Hauling himself up from the bank, Sgt. Yolo joined the effort to rescue injured soldiers and recover those bodies that could be found. Historical accounts of the destruction of Ludendorff Bridge say there were about 200 Army engineers on it when it tumbled and of those, 28 were killed and 93 wounded.

Yolo assisted a fellow sergeant, a man he knew well. Yolo said his buddy seemed shaken but OK, but died not long later. Yolo wonders still if he’d suffered a lethal concussion.

When he could, Yolo went to gather his unit. Of his 14 men, all but four were wounded or killed.

At some point before moving on to his next assignment, Yolo took a last look at the wreckage of the Ludendorff Bridge, the destruction of which made the front pages of newspapers across America, as had the U.S. capture of the span less than two weeks earlier.

Reported war correspondent and future “60 Minutes” commentator Andy Rooney on March 18, 1945, “The Ludendorff Bridge crumpled into the Rhine River yesterday afternoon, 10 days to the hour after the Ninth Armored Division captured it and crossed the river.”

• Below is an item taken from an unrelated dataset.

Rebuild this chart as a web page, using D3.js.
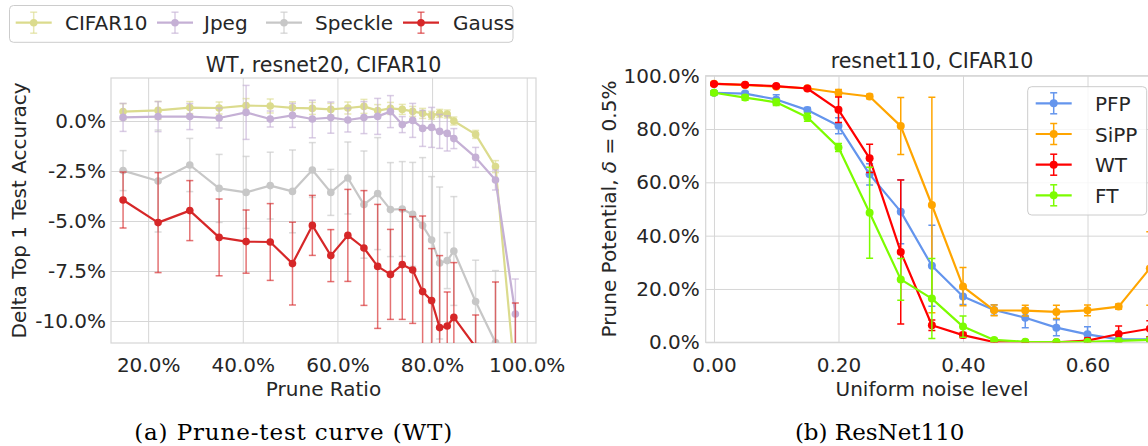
<!DOCTYPE html>
<html>
<head>
<meta charset="utf-8">
<script src="https://cdn.jsdelivr.net/npm/d3@7"></script>
<style>
body { margin: 0; background: #fff; }
svg { display: block; font-family: "DejaVu Sans", sans-serif; }
</style>
</head>
<body>
<div id="figure"></div>
<script>
// ---- left panel: prune-test curve, WT, resnet20 ----
var pruneRatio = [14.7, 22.1, 28.8, 35.0, 40.7, 45.8, 50.5, 54.7, 58.6, 62.2, 65.6, 68.5,
                  71.2, 73.7, 75.9, 78.0, 79.9, 81.6, 83.2, 84.6, 89.2, 93.4, 97.6];
var cifarAcc = [0.47, 0.53, 0.67, 0.65, 0.77, 0.75, 0.66, 0.63, 0.58, 0.65, 0.73, 0.52,
                0.63, 0.58, 0.48, 0.38, 0.28, 0.38, 0.35, 0.0, -0.67, -2.28, -13.0];
var cifarErr = [0.4, 0.45, 0.3, 0.3, 0.35, 0.35, 0.3, 0.3, 0.3, 0.3, 0.35, 0.3,
                0.3, 0.25, 0.25, 0.25, 0.2, 0.2, 0.2, 0.2, 0.2, 0.3, 0.5];
var jpegAcc = [0.18, 0.22, 0.22, 0.15, 0.43, 0.1, 0.28, 0.1, 0.17, 0.05, 0.17, 0.23,
               0.47, -0.18, 0.03, -0.37, -0.32, -0.52, -0.62, -0.88, -1.82, -2.95, -9.65];
var jpegErr = [0.7, 0.75, 0.65, 0.5, 1.35, 0.4, 0.6, 0.94, 0.78, 0.6, 0.8, 0.9,
               0.8, 0.4, 0.85, 0.9, 1.0, 0.85, 0.88, 0.5, 0.5, 0.5, 1.75];
var speckleAcc = [-2.48, -3.0, -2.2, -3.37, -3.57, -3.23, -3.52, -2.45, -3.57, -2.85, -4.18, -3.63,
                  -4.43, -4.4, -4.67, -5.23, -5.95, -7.1, -6.98, -6.5, -9.03, -11.08, -14.0];
var speckleErr = [1.0, 2.55, 1.33, 1.7, 1.8, 1.67, 2.07, 1.37, 1.15, 1.8, 2.68, 2.8,
                  2.35, 2.37, 2.6, 3.4, 3.17, 3.8, 1.4, 2.72, 2.07, 3.6, 2.0];
var gaussAcc = [-3.95, -5.08, -4.48, -5.82, -6.03, -6.05, -7.13, -5.22, -6.73, -5.72, -6.35, -7.27,
                -7.67, -7.18, -7.45, -8.53, -8.98, -10.33, -10.25, -9.82, -11.3, -14.0, -15.0];
var gaussErr = [1.4, 2.5, 1.5, 1.92, 1.58, 1.92, 2.07, 1.5, 1.3, 2.3, 2.87, 3.1,
                2.25, 2.74, 2.67, 3.78, 2.6, 3.6, 1.7, 2.74, 1.6, 5.95, 5.9];
var leftNames = ["CIFAR10", "Jpeg", "Speckle", "Gauss"];
var leftXTicks = [20, 40, 60, 80, 100];
var leftYTicks = [0, -2.5, -5, -7.5, -10];

// ---- right panel: resnet110, CIFAR10, uniform noise ----
var noiseLevel = [0.00, 0.05, 0.10, 0.15, 0.20, 0.25, 0.30, 0.35, 0.40, 0.45, 0.50, 0.55, 0.60, 0.65, 0.70];
var pfpPot = [93.6, 93.3, 91.1, 87.1, 81.2, 63.0, 49.0, 28.7, 17.2, 12.1, 9.2, 5.5, 3.0, 1.1, 1.1];
var pfpErr = [0.8, 0.8, 1.8, 1.0, 3.0, 4.0, 12.0, 15.2, 3.0, 2.0, 3.7, 3.0, 2.8, 0.5, 0.5];
var sippPot = [97.0, 96.5, 95.9, 95.3, 93.6, 92.2, 81.1, 51.5, 20.9, 12.0, 11.9, 11.4, 12.0, 13.4, 27.7];
var sippErr = [0.5, 0.5, 0.5, 0.5, 1.2, 0.8, 10.7, 40.4, 7.2, 2.0, 2.0, 2.5, 2.0, 1.0, 13.8];
var wtPot = [96.9, 96.6, 96.1, 95.2, 87.2, 69.0, 33.9, 6.4, 2.7, 0.1, 0.0, 0.0, 0.6, 3.1, 5.1];
var wtErr = [0.4, 0.4, 0.4, 0.4, 4.8, 5.3, 27.0, 2.0, 1.0, 0.3, 0.0, 0.0, 1.0, 3.0, 3.0];
var ftPot = [93.6, 91.8, 90.0, 84.4, 73.1, 48.6, 23.6, 16.4, 5.9, 0.9, 0.2, 0.1, 0.2, 0.5, 0.9];
var ftErr = [0.8, 1.0, 1.2, 1.5, 1.5, 17.1, 7.8, 15.0, 4.0, 0.5, 0.2, 0.1, 0.2, 0.3, 0.5];
var rightNames = ["PFP", "SiPP", "WT", "FT"];
var rightXTicks = [0, 0.2, 0.4, 0.6];
var rightYTicks = [0, 20, 40, 60, 80, 100];

var textColor = "#262626";
var gridColor = "#d6d6d6";

var svg = d3.select("#figure")
    .append("svg")
    .attr("width", 1148)
    .attr("height", 446);

function drawPanel(p) {
    var x = p.x, y = p.y;
    var left = x.range()[0], right = x.range()[1];
    var top = y.range()[1], bottom = y.range()[0];

    svg.append("clipPath").attr("id", p.id + "-clip")
        .append("rect")
        .attr("x", left).attr("y", top)
        .attr("width", right - left).attr("height", bottom - top);

    var g = svg.append("g");

    // x grid + tick labels
    var xAxis = g.append("g")
        .attr("transform", `translate(0,${bottom})`)
        .call(d3.axisBottom(x).tickValues(p.xTicks).tickFormat(p.xFormat)
            .tickSize(-(bottom - top)).tickPadding(p.xPad));
    // y grid + tick labels
    var yAxis = g.append("g")
        .attr("transform", `translate(${left},0)`)
        .call(d3.axisLeft(y).tickValues(p.yTicks).tickFormat(p.yFormat)
            .tickSize(-(right - left)).tickPadding(p.yPad));

    [xAxis, yAxis].forEach(function(a) {
        a.select(".domain").remove();
        a.selectAll(".tick line").attr("stroke", gridColor).attr("stroke-width", 1);
        a.selectAll(".tick text")
            .attr("fill", textColor)
            .style("font-size", "20px")
            .style("font-family", "DejaVu Sans");
    });

    // frame
    g.append("rect")
        .attr("x", left).attr("y", top)
        .attr("width", right - left).attr("height", bottom - top)
        .attr("fill", "none")
        .attr("stroke", gridColor)
        .attr("stroke-width", 1.2);

    var plot = g.append("g").attr("clip-path", `url(#${p.id}-clip)`);

    p.series.forEach(function(s) {
        var pts = s.values.map(function(v, i) {
            return { x: p.xs[i], y: v, e: s.err[i] };
        });
        var sg = plot.append("g");

        // error bars
        var bars = sg.selectAll("g.bar").data(pts).enter().append("g")
            .attr("stroke", s.color)
            .attr("stroke-opacity", p.errOpacity)
            .attr("stroke-width", 1.5);
        bars.append("line")
            .attr("x1", d => x(d.x)).attr("x2", d => x(d.x))
            .attr("y1", d => y(d.y - d.e)).attr("y2", d => y(d.y + d.e));
        bars.append("line")
            .attr("x1", d => x(d.x) - 3.5).attr("x2", d => x(d.x) + 3.5)
            .attr("y1", d => y(d.y - d.e)).attr("y2", d => y(d.y - d.e));
        bars.append("line")
            .attr("x1", d => x(d.x) - 3.5).attr("x2", d => x(d.x) + 3.5)
            .attr("y1", d => y(d.y + d.e)).attr("y2", d => y(d.y + d.e));

        sg.append("path")
            .datum(pts)
            .attr("fill", "none")
            .attr("stroke", s.color)
            .attr("stroke-width", 2.2)
            .attr("stroke-linejoin", "round")
            .attr("d", d3.line().x(d => x(d.x)).y(d => y(d.y)));

        sg.selectAll("circle").data(pts).enter().append("circle")
            .attr("cx", d => x(d.x))
            .attr("cy", d => y(d.y))
            .attr("r", p.r)
            .attr("fill", s.color);
    });

    // title
    g.append("text")
        .attr("x", (left + right) / 2)
        .attr("y", p.titleY)
        .attr("text-anchor", "middle")
        .attr("fill", textColor)
        .style("font-size", "20.6px")
        .text(p.title);

    // x label
    g.append("text")
        .attr("x", (left + right) / 2)
        .attr("y", 395.5)
        .attr("text-anchor", "middle")
        .attr("fill", textColor)
        .style("font-size", "20px")
        .text(p.xLabel);

    // y label
    var yl = g.append("text")
        .attr("transform", `translate(${p.yLabelX},${(top + bottom) / 2}) rotate(-90)`)
        .attr("text-anchor", "middle")
        .attr("fill", textColor)
        .style("font-size", "20px");
    p.yLabel.forEach(function(part) {
        yl.append("tspan").style("font-style", part.italic ? "italic" : "normal").text(part.t);
    });
}

function drawLegend(items, frame, handleX, textX, rowY) {
    var lg = svg.append("g");
    lg.append("rect")
        .attr("x", frame.x).attr("y", frame.y)
        .attr("width", frame.w).attr("height", frame.h)
        .attr("rx", 4)
        .attr("fill", "#fff")
        .attr("fill-opacity", 0.8)
        .attr("stroke", "#cccccc")
        .attr("stroke-width", 1);
    items.forEach(function(it, i) {
        var hx = handleX[i], cy = rowY[i], cx = hx + 18;
        var h = lg.append("g");
        h.append("line").attr("x1", hx).attr("x2", hx + 36).attr("y1", cy).attr("y2", cy)
            .attr("stroke", it.color).attr("stroke-width", 2.2);
        var eb = h.append("g").attr("stroke", it.color).attr("stroke-opacity", it.errOpacity).attr("stroke-width", 1.5);
        eb.append("line").attr("x1", cx).attr("x2", cx).attr("y1", cy - 10.5).attr("y2", cy + 10.5);
        eb.append("line").attr("x1", cx - 3.5).attr("x2", cx + 3.5).attr("y1", cy - 10.5).attr("y2", cy - 10.5);
        eb.append("line").attr("x1", cx - 3.5).attr("x2", cx + 3.5).attr("y1", cy + 10.5).attr("y2", cy + 10.5);
        h.append("circle").attr("cx", cx).attr("cy", cy).attr("r", it.r).attr("fill", it.color);
        lg.append("text")
            .attr("x", textX[i])
            .attr("y", cy + 7.7)
            .attr("fill", textColor)
            .style("font-size", "20px")
            .text(it.name);
    });
}

var leftColors = ["#dbdb8d", "#c5b0d5", "#c7c7c7", "#d62728"];
var leftValues = [cifarAcc, jpegAcc, speckleAcc, gaussAcc];
var leftErrs = [cifarErr, jpegErr, speckleErr, gaussErr];

drawPanel({
    id: "left",
    x: d3.scaleLinear().domain([12.15, 101.96]).range([111, 536]),
    y: d3.scaleLinear().domain([-11.1, 2.15]).range([343, 78]),
    xs: pruneRatio,
    xTicks: leftXTicks,
    yTicks: leftYTicks,
    xFormat: d => d.toFixed(1) + "%",
    yFormat: d => d.toFixed(1) + "%",
    xPad: 14.5,
    yPad: 5,
    r: 3.8,
    errOpacity: 0.65,
    title: "WT, resnet20, CIFAR10",
    titleY: 71.5,
    xLabel: "Prune Ratio",
    yLabel: [{ t: "Delta Top 1 Test Accuracy" }],
    yLabelX: 26,
    series: leftNames.map(function(n, i) {
        return { name: n, color: leftColors[i], values: leftValues[i], err: leftErrs[i] };
    })
});

var rightColors = ["#6495ed", "#ffa500", "#ff0000", "#7cfc00"];
var rightValues = [pfpPot, sippPot, wtPot, ftPot];
var rightErrs = [pfpErr, sippErr, wtErr, ftErr];

drawPanel({
    id: "right",
    x: d3.scaleLinear().domain([-0.0133, 0.7137]).range([705.7, 1158.3]),
    y: d3.scaleLinear().domain([0, 100]).range([342.3, 75.7]),
    xs: noiseLevel,
    xTicks: rightXTicks,
    yTicks: rightYTicks,
    xFormat: d => d.toFixed(2),
    yFormat: d => d.toFixed(1) + "%",
    xPad: 15.5,
    yPad: 6,
    r: 4,
    errOpacity: 1,
    title: "resnet110, CIFAR10",
    titleY: 68,
    xLabel: "Uniform noise level",
    yLabel: [{ t: "Prune Potential, " }, { t: "δ", italic: true }, { t: " = 0.5%" }],
    yLabelX: 616,
    series: rightNames.map(function(n, i) {
        return { name: n, color: rightColors[i], values: rightValues[i], err: rightErrs[i] };
    })
});

drawLegend(
    leftNames.map((n, i) => ({ name: n, color: leftColors[i], r: 3.8, errOpacity: 0.65 })),
    { x: 9.5, y: 5.5, w: 503.5, h: 36.8 },
    [15.7, 157, 266, 403],
    [65, 204, 315, 453],
    [22.7, 22.7, 22.7, 22.7]
);

drawLegend(
    rightNames.map((n, i) => ({ name: n, color: rightColors[i], r: 4, errOpacity: 1 })),
    { x: 1027.7, y: 86.7, w: 119, h: 128.3 },
    [1035.7, 1035.7, 1035.7, 1035.7],
    [1095, 1095, 1095, 1095],
    [103.3, 134, 164.7, 195.3]
);

// sub-figure captions
svg.append("text")
    .attr("x", 293.2).attr("y", 440)
    .attr("text-anchor", "middle")
    .style("font-family", "DejaVu Serif")
    .style("font-size", "23px")
    .attr("textLength", 318)
    .text("(a) Prune-test curve (WT)");
svg.append("text")
    .attr("x", 879.7).attr("y", 440)
    .attr("text-anchor", "middle")
    .style("font-family", "DejaVu Serif")
    .style("font-size", "23px")
    .text("(b) ResNet110");
</script>
</body>
</html>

A story on Page 1 of The Press Democrat on March 20 noted that Yolo had told a reporter with United Press International that the collapse of the bridge “was quick. Damned quick. It piled up just like match sticks. I never saw anything like it in my life, and I never want to again.”

Reflecting on how he felt about the loss of the span, Yolo said, “I didn’t give a damn about the bridge. It’s the men you lose. You never get them back.”

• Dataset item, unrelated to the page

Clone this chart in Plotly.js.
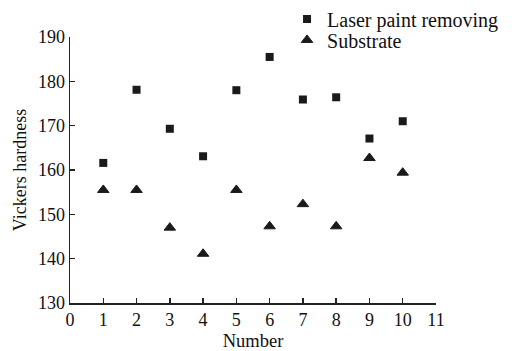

Through most of the past seven decades, Yolo has avoided talking about his role in World War II in general and about the deadly battle of the bridge at Remagen in particular. For years, his late wife, Margaret “Peggy” Ann (Batten) Yolo, a member of the Analy High School class of 1949, coached their three daughters and one son to let the subject lie.

But recently some of Yolo’s 16 grandchildren and great-grandchildren expressed interest in what he did in the war, and he has opened up. Though he has never involved himself in veterans organizations or activities, Yolo plans to ride in Friday’s Veterans Day parade in Petaluma.

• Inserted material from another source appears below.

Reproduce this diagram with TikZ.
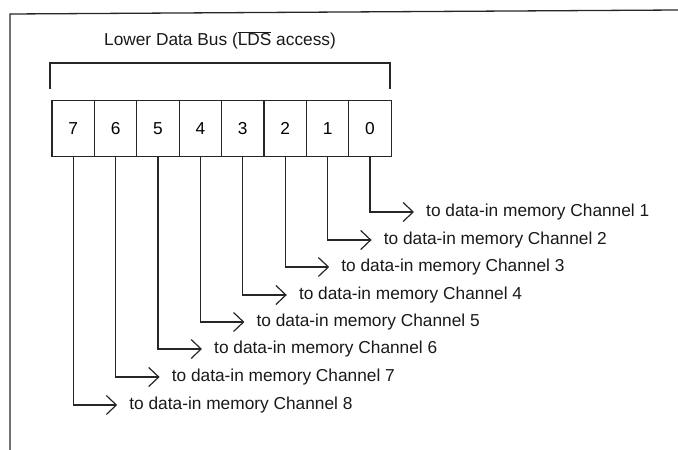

He and history are aware that the sacrifices made at the Ludendorff Bridge may have hastened the end of the war in Europe. Within the first 24 hours of establishing the bridgehead at Remagen, American officers who oversaw the invasion of Europe at Normandy the previous June and at a historic cost overcame a German counteroffensive in the Battle of the Bulge and moved almost 8,000 troops and many armored vehicles and trucks across the great defensive barrier that was the Rhine.

The taking of the nearly 1,100-foot bridge and the U.S. incursion deep into Germany buoyed the Allies and demoralized the Nazis. Enraged at his depleted troops’ failure to defend the bridge and then destroy it ahead of its capture, Hitler ordered the execution of five German officers he blamed for the defeat at Remagen.

Though the bombardment-weakened bridge did collapse, the Allied advance across the Rhine continued on pontoon bridges assembled by Army engineers.

Forty-four days after the fall of the Ludendorff Bridge, on April 30, Hitler was dead. On May 7, Germany surrendered.

The importance of America’s capture and defense of the bridge prompted a lieutenant colonel, Edgar Bell, to write in his diary that the Rhine River span was “the most valuable structure ever owned by the U.S. Army.”

The tale of the battle provided the grist for the 1969, highly fictionalized Hollywood movie, “The Bridge at Remagen,” starring George Segal, Ben Gazzara and Robert Vaughn.

With the war’s end, Dan Yolo returned to Santa Rosa and for a time worked on his parents’ egg farm on Fulton Road. Later he and his brother, Charlie, bought a surplus Chevrolet two-axle truck and commenced hauling and selling hay. From that grew Yolo Brothers Trucking, which the combat veteran worked for decades.

Yolo said the country needed soldiers for World War II so he went and he followed orders, including those to do whatever possible to keep the besieged bridge at Remagen upright and capable of handling traffic. He knows he could easily have been among the young Army engineers who were killed when, despite their best efforts, the weakened span fell.

“But I lucked out and I’m still here,” Yolo said. He’d like to blast the Ludendorff Bridge from his mind, but he suspects that after 71 years it’s likely to remain.